Music Impression
I would say that the standout for me this year was hearing Dvorak’s “The New World” Symphony, also known as his Symphony No. 9 in E Minor. I can honestly say that there is not one moment in this symphony where I was bored: the entire thing is interesting, exciting, moving, and dramatic. I could close my eyes and picture myself in a sweeping epic of beauty and nature. This symphony literally sounds the way you would expect a “new world” to sound—pristine, pure, grand, inviting, dangerous, yet sublime and inviting. For this piece, the presentation is a YouTube video performance of the Gimnazija Kranj Symphony Orchestra under the baton of maestro Nejc Be?an in 2018 (Zevnikov, 2020).
First of all, let me give some background on this piece. Dvorak’s New World Symphony is indeed a work that is elegant, moving, and masterful, and one that has stood the test of time. The New World Symphony was composed in 1892 and was inspired by Dvorak’s visit to America. The symphony is in four parts, and each part echoes with the kind of “wide open spaces” that Dvorak saw with his own eyes (Sullivan, 1999, p. ix). He was commissioned to write it by the New York Philharmonic. The musical influences, according to Dvorak came from his impressions of Native American music (Neas, 2017).
The video on YouTube shows a typical symphony orchestra with a conductor and a large crowd is in the audience in a hall. There is nothing out of the ordinary about it or particularly special about this performance, but I feel that just about any performance of this piece is going to be great. So what makes it so special for me?
Hearing Dvorak\'s New World for the first time this year was special for me because I was finally able to appreciate all of the different parts that make up the symphony. I had heard bits and pieces of it before, but never the entire piece. Hearing it all together was like finally putting together a puzzle. I could hear the different instruments playing their own part, but also how they came together to create something beautiful. It was also special because it made me think about my own heritage.

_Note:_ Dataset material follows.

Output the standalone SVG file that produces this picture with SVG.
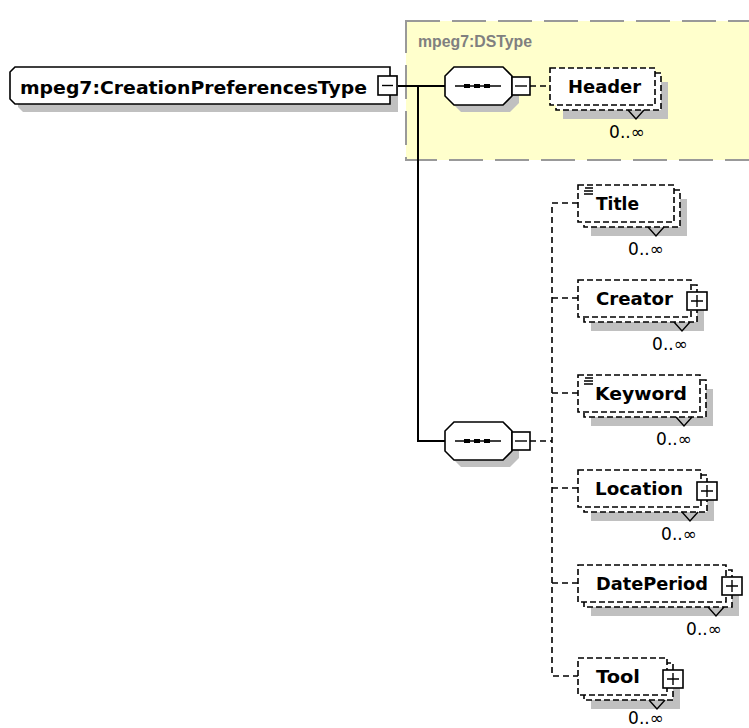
<svg xmlns="http://www.w3.org/2000/svg" width="749" height="728" viewBox="0 0 749 728">
<style>
.shadow{fill:#c0c0c0}
.solid{fill:#fff;stroke:#000;stroke-width:1.6}
.dash{fill:#fff;stroke:#000;stroke-width:1.6;stroke-dasharray:6 3}
.line{fill:none;stroke:#000;stroke-width:2}
.thin{fill:none;stroke:#000;stroke-width:1.4}
.dline{fill:none;stroke:#000;stroke-width:1.6;stroke-dasharray:6 4}
.lbl{font-family:"DejaVu Sans",sans-serif;font-weight:bold;font-size:18px;fill:#000}
.card{font-family:"DejaVu Sans",sans-serif;font-size:17px;fill:#000;text-anchor:middle}
.dot{fill:#000}
</style>
<rect width="749" height="728" fill="#fff"/>
<g id="group-DSType">
<rect x="406" y="21" width="360" height="139" fill="#ffffcc" stroke="#999" stroke-width="2" stroke-dasharray="34 12"/>
<text x="418" y="47" font-family="'Liberation Sans',Arial,sans-serif" font-weight="bold" font-size="16" fill="#808080" textLength="114" lengthAdjust="spacingAndGlyphs">mpeg7:DSType</text>
</g>
<g id="connectors">
<path class="line" d="M397,86 H445"/>
<path class="line" d="M418,86 V441 H445"/>
<path class="dline" d="M530,86 H550"/>
<path class="dline" d="M530,441 H552"/>
<path class="dline" d="M578,203 H552 V676 H578"/>
<path class="dline" d="M552,298 H578 M552,393 H578 M552,488 H578 M552,583 H578"/>
</g>
<g id="node-CreationPreferencesType">
<polygon class="shadow" points="23,75 398,75 398,112 23,112 18,107 18,80"/>
<polygon class="solid" points="15,67 390,67 390,104 15,104 10,99 10,72"/>
<text class="lbl" x="20" y="94" textLength="347" lengthAdjust="spacingAndGlyphs">mpeg7:CreationPreferencesType</text>
<rect class="solid" x="378" y="76" width="19" height="19"/>
<path class="thin" d="M382,85.5 H393"/>
</g>
<g id="node-sequence1">
<polygon class="shadow" points="461,74 510,74 519,83 519,103 510,112 461,112 452,103 452,84"/>
<polygon class="solid" points="454,67 503,67 512,76 512,96 503,105 454,105 445,96 445,76"/>
<path class="thin" d="M455,86 H501"/>
<rect class="dot" x="464" y="84" width="6" height="4"/>
<rect class="dot" x="474" y="84" width="6" height="4"/>
<rect class="dot" x="484" y="84" width="6" height="4"/>
<rect class="solid" x="512" y="77" width="18" height="18"/>
<path class="thin" d="M515,86 H527"/>
</g>
<g id="node-sequence2">
<polygon class="shadow" points="461,429 510,429 519,438 519,458 510,467 461,467 452,458 452,439"/>
<polygon class="solid" points="454,422 503,422 512,431 512,451 503,460 454,460 445,451 445,431"/>
<path class="thin" d="M455,441 H501"/>
<rect class="dot" x="464" y="439" width="6" height="4"/>
<rect class="dot" x="474" y="439" width="6" height="4"/>
<rect class="dot" x="484" y="439" width="6" height="4"/>
<rect class="solid" x="512" y="432" width="18" height="18"/>
<path class="thin" d="M515,441 H527"/>
</g>
<g id="node-Header">
<rect class="shadow" x="563" y="82" width="105" height="37"/>
<rect class="dash" x="556" y="73" width="105" height="37"/>
<rect class="dash" x="550" y="68" width="105" height="37"/>
<polyline class="thin" points="628,110 636,119 644,110"/>
<text class="lbl" x="568" y="93" textLength="73" lengthAdjust="spacingAndGlyphs">Header</text>
<text class="card" x="627" y="138">0..∞</text>
</g>
<g id="node-Title">
<rect class="shadow" x="591" y="199" width="96" height="37"/>
<rect class="dash" x="584" y="190" width="96" height="37"/>
<rect class="dash" x="578" y="185" width="96" height="37"/>
<polyline class="thin" points="648,227 656,236 664,227"/>
<path class="thin" d="M585,188 H593 M584,191 H593 M584,194 H593"/>
<text class="lbl" x="596" y="210" textLength="43" lengthAdjust="spacingAndGlyphs">Title</text>
<text class="card" x="646" y="255">0..∞</text>
</g>
<g id="node-Creator">
<rect class="shadow" x="591" y="294" width="113" height="37"/>
<rect class="dash" x="584" y="285" width="113" height="37"/>
<rect class="dash" x="578" y="280" width="113" height="37"/>
<polyline class="thin" points="674,322 682,331 690,322"/>
<text class="lbl" x="596" y="305" textLength="77" lengthAdjust="spacingAndGlyphs">Creator</text>
<rect class="solid" x="687" y="292" width="20" height="18"/>
<path class="thin" d="M691,301 H703 M697,295 V307"/>
<text class="card" x="670" y="350">0..∞</text>
</g>
<g id="node-Keyword">
<rect class="shadow" x="591" y="389" width="122" height="37"/>
<rect class="dash" x="584" y="380" width="122" height="37"/>
<rect class="dash" x="578" y="375" width="122" height="37"/>
<polyline class="thin" points="676,417 684,426 692,417"/>
<path class="thin" d="M585,378 H593 M584,381 H593 M584,384 H593"/>
<text class="lbl" x="595" y="400" textLength="92" lengthAdjust="spacingAndGlyphs">Keyword</text>
<text class="card" x="674" y="445">0..∞</text>
</g>
<g id="node-Location">
<rect class="shadow" x="591" y="484" width="123" height="37"/>
<rect class="dash" x="584" y="475" width="123" height="37"/>
<rect class="dash" x="578" y="470" width="123" height="37"/>
<polyline class="thin" points="682,512 690,521 698,512"/>
<text class="lbl" x="595" y="495" textLength="88" lengthAdjust="spacingAndGlyphs">Location</text>
<rect class="solid" x="697" y="482" width="20" height="18"/>
<path class="thin" d="M701,491 H713 M707,485 V497"/>
<text class="card" x="679" y="540">0..∞</text>
</g>
<g id="node-DatePeriod">
<rect class="shadow" x="591" y="579" width="148" height="37"/>
<rect class="dash" x="584" y="570" width="148" height="37"/>
<rect class="dash" x="578" y="565" width="148" height="37"/>
<polyline class="thin" points="708,607 716,616 724,607"/>
<text class="lbl" x="596" y="590" textLength="112" lengthAdjust="spacingAndGlyphs">DatePeriod</text>
<rect class="solid" x="722" y="577" width="20" height="18"/>
<path class="thin" d="M726,586 H738 M732,580 V592"/>
<text class="card" x="704" y="635">0..∞</text>
</g>
<g id="node-Tool">
<rect class="shadow" x="591" y="672" width="89" height="37"/>
<rect class="dash" x="584" y="663" width="89" height="37"/>
<rect class="dash" x="578" y="658" width="89" height="37"/>
<polyline class="thin" points="649,700 657,709 665,700"/>
<text class="lbl" x="596" y="683" textLength="44" lengthAdjust="spacingAndGlyphs">Tool</text>
<rect class="solid" x="663" y="670" width="20" height="18"/>
<path class="thin" d="M667,679 H679 M673,673 V685"/>
<text class="card" x="646" y="724" font-size="15">0..∞</text>
</g>
</svg>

Dvorak was inspired by African-American and Native American music, and hearing his symphony made me feel connected to those cultures. But really I didn’t hear much of those influences. I heard a kind of folksy theme throughout it, which is what really made me feel like this was a symphony about America. Overall, hearing Dvorak\'s New World for the first time this year was a very special experience for me.
What attracted me personally was the music. The performance was good, but I don’t have a favorite performance for this piece, as I assume they would all be great. It is the music that attracts me. The woodwinds open it with a kind of wistful sound that makes me feel like I am looking backward in time, or across a wide prairie as the sun is setting and I am standing in the doorway of an old cottage. There are clouds in the sky and in the west the sun is falling away over the horizon. There is a cool breeze in the air, and the wind is rustling the tall grass. That is what I see in my mind as I hear those opening woodwinds.
Then there is that deep, thunderous roar from the strings and the timpani and all of a sudden all the calm of those opening notes is disturbed by what seems like in my mind to be a big cloud about to unleash a great storm over the pastoral scene. The brass horns and woodwinds seem to be announcing the coming of some great message, heralding something important—and then they fall silent as the cellos take over. The flutes chime in, and the strings come back like a wave rolling up the shore. The flutes take things up a level, and anticipation builds with the violins again taking over. Finally, the French horn announces the theme, and the music is off and running. It is magnificent and glorious, and perfect.
All the parts of the symphony then begin working together at once, the strings, woodwinds, brass, and timpani—everyone is getting in on it, and it is great to hear that kind of harmony, supporting the magnificent melody—and everything at a nice, quick, rhythmic pace, too. I can hear it and feel it. This is much different, for me, from say something like Stravinsky’s music, which sounds jarring and without significance. I wouldn’t want to listen to that, but with Dvorak’s New World I feel like I could listen to it all day and find something new and wonderful about it.
At this point I just want to sit and listen and be swept away by the music. It’s like being caught up in a whirlwind of sound and lifted up to the sky and seeing all of pastoral America below. And for brief touches the music brings you back down to earth again so that you can run in the tall prairie grass, and feel the cool summer evening air on your cheek, and touch the land and run with the dogs, and so on. And then you come upon a brook, and you can sit and taste the water, and listen to it as the runs over the rocks and down into a stream, and further down yet you know there is a river and you will probably be on it before long because that is just the type of thing that this music has in store for you.
If I had to compare this music to something, I would probably compare it to something by Copland (because there is that same inspiration in African American sounds) or to something by Tchaikovsky (because there is also that same inspiration from Slavic sounds). Dvorak was inspired by both I think—the former because that’s what he heard in America, and the latter because he was from that part of Europe where the Slavic influence is strong.
It’s like these two musical currents and meeting and mixing for the first time, that Slavid-European current and the African American spiritual current—they have crossed the Atlantic and an enormous, jubilant, yet often reflective and thoughtful piece of sound is emerging from this mating of currents. It is exciting to think about.